**Available data:**
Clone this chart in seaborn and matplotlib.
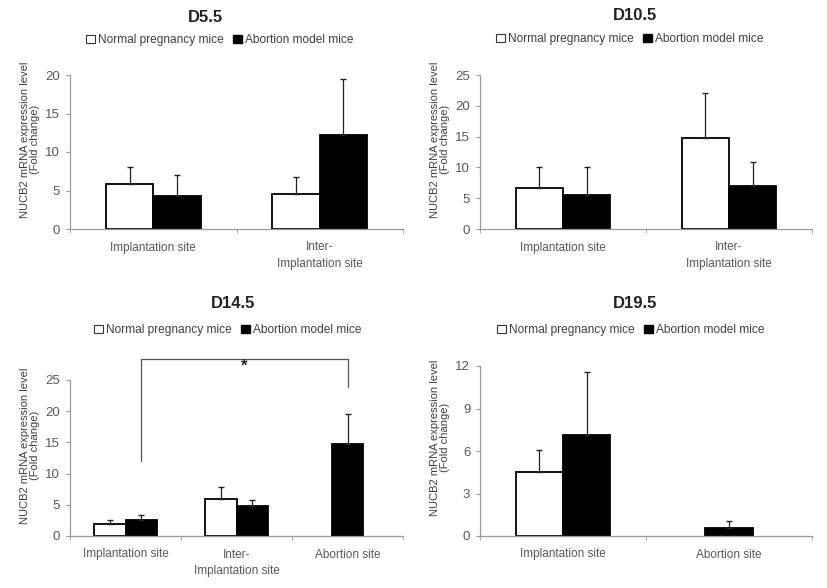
import numpy as np
import pandas as pd
import matplotlib
matplotlib.use('Agg')
import matplotlib.pyplot as plt
import seaborn as sns
from matplotlib.patches import Patch

sns.set_style('ticks')
plt.rcParams['font.family'] = ['Liberation Sans', 'DejaVu Sans']

groups = ['Normal pregnancy mice', 'Abortion model mice']

# D5.5
d5_sites = ['Implantation site', 'Inter-\nImplantation site']
d5_normal = [5.9, 4.5]
d5_normal_err = [2.2, 2.2]
d5_abortion = [4.3, 12.2]
d5_abortion_err = [2.7, 7.3]

# D10.5
d10_sites = ['Implantation site', 'Inter-\nImplantation site']
d10_normal = [6.7, 14.8]
d10_normal_err = [3.3, 7.2]
d10_abortion = [5.6, 7.0]
d10_abortion_err = [4.4, 3.8]

# D14.5
d14_sites = ['Implantation site', 'Inter-\nImplantation site', 'Abortion site']
d14_normal = [1.9, 6.0, np.nan]
d14_normal_err = [0.7, 1.8, np.nan]
d14_abortion = [2.5, 4.8, 14.8]
d14_abortion_err = [0.9, 1.0, 4.8]

# D19.5
d19_sites = ['Implantation site', 'Abortion site']
d19_normal = [4.5, np.nan]
d19_normal_err = [1.6, np.nan]
d19_abortion = [7.1, 0.6]
d19_abortion_err = [4.5, 0.45]

W, H = 827, 588
fig = plt.figure(figsize=(W / 100, H / 100), dpi=100)

grey = '#595959'


def px(x0, y0, x1, y1):
    # pixel box (left, top, right, bottom) -> figure fraction rect
    return [x0 / W, 1 - y1 / H, (x1 - x0) / W, (y1 - y0) / H]


def draw(rect, title, title_xy, leg_xy, sites, normal, normal_err,
         abortion, abortion_err, ymax, ystep):
    ax = fig.add_axes(rect)
    n = len(sites)
    df = pd.DataFrame({
        'site': sites * 2,
        'group': [groups[0]] * n + [groups[1]] * n,
        'value': normal + abortion,
    }).dropna()
    errs = {groups[0]: normal_err, groups[1]: abortion_err}
    sns.barplot(data=df, x='site', y='value', hue='group', order=sites,
                hue_order=groups,
                palette={groups[0]: 'white', groups[1]: 'black'},
                edgecolor='black', linewidth=1.3, width=0.57,
                errorbar=None, legend=False, ax=ax)
    counts = df['site'].value_counts()
    for bar in list(ax.patches):
        x = bar.get_x() + bar.get_width() / 2
        cat = int(round(x))
        # a site with only one group gets its bar centred, as in Excel
        if counts[sites[cat]] == 1:
            bar.set_x(cat - bar.get_width() / 2)
            x = cat
        h = bar.get_height()
        g = groups[0] if bar.get_facecolor()[0] > 0.5 else groups[1]
        e = errs[g][cat]
        ax.errorbar(x, h, yerr=[[0], [e]], fmt='none', ecolor='#222222',
                    elinewidth=0.9, capsize=2.2, capthick=1.0, zorder=1)

    ax.set_xlim(-0.5, n - 0.5)
    ax.set_ylim(0, ymax)
    ax.set_yticks(np.arange(0, ymax + 0.01, ystep))
    ax.set_xticks(range(n))
    ax.set_xticklabels(sites, fontsize=8.5, color=grey, linespacing=1.55)
    ax.set_xticks(np.arange(-0.5, n, 1), minor=True)
    ax.tick_params(axis='x', which='major', length=0, pad=9)
    ax.tick_params(axis='x', which='minor', length=3, color='#999999')
    ax.tick_params(axis='y', length=3, color='#999999', labelsize=9.5,
                   labelcolor=grey, pad=4)
    ax.set_xlabel('')
    ax.set_ylabel('NUCB2 mRNA expression level\n(Fold change)',
                  fontsize=8, color='#404040', linespacing=1.0)
    ax.yaxis.set_label_coords(-0.09, 0.58)
    sns.despine(ax=ax)
    for s in ['left', 'bottom']:
        ax.spines[s].set_color('#999999')
        ax.spines[s].set_linewidth(0.9)

    fig.text(title_xy[0] / W, 1 - title_xy[1] / H, title, fontsize=12,
             fontweight='bold', ha='center', va='center', color='#222222')
    handles = [Patch(facecolor='white', edgecolor='#333333', linewidth=0.8),
               Patch(facecolor='black', edgecolor='black')]
    fig.legend(handles, groups, loc='center',
               bbox_to_anchor=(leg_xy[0] / W, 1 - leg_xy[1] / H), ncol=2,
               frameon=False, fontsize=8.6, handlelength=0.7,
               handleheight=0.7, handletextpad=0.3, columnspacing=0.8,
               labelcolor='#404040')
    return ax


draw(px(70, 75, 403, 229), 'D5.5', (205, 17), (220, 40), d5_sites,
     d5_normal, d5_normal_err, d5_abortion, d5_abortion_err, 20, 5)
draw(px(480, 75, 812, 229), 'D10.5', (635, 15), (630, 39), d10_sites,
     d10_normal, d10_normal_err, d10_abortion, d10_abortion_err, 25, 5)
ax3 = draw(px(70, 380, 403, 536), 'D14.5', (233, 303), (228, 330), d14_sites,
           d14_normal, d14_normal_err, d14_abortion, d14_abortion_err, 25, 5)
draw(px(480, 366, 812, 536), 'D19.5', (635, 303), (631, 330), d19_sites,
     d19_normal, d19_normal_err, d19_abortion, d19_abortion_err, 12, 3)

# significance bracket (implantation vs abortion site, abortion model)
xl, xr = 0 + 0.57 / 4, 2
ax3.plot([xl, xl, xr, xr], [12.0, 28.4, 28.4, 23.9], color='#555555',
         lw=0.9, clip_on=False)
ax3.text((xl + xr) / 2, 26.0, '*', ha='center', va='bottom', fontsize=12,
         fontweight='bold', color='#222222')

fig.savefig('out.png', dpi=100)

**Problem:**
Begin at the first line of the data above and repeat each line exactly, stopping after the line containing "plt.rcParams['font.family'] = ['Liberation". Omit the pictures.

**Solved problem:**
Clone this chart in seaborn and matplotlib.
import numpy as np
import pandas as pd
import matplotlib
matplotlib.use('Agg')
import matplotlib.pyplot as plt
import seaborn as sns
from matplotlib.patches import Patch

sns.set_style('ticks')
plt.rcParams['font.family'] = ['Liberation Sans', 'DejaVu Sans']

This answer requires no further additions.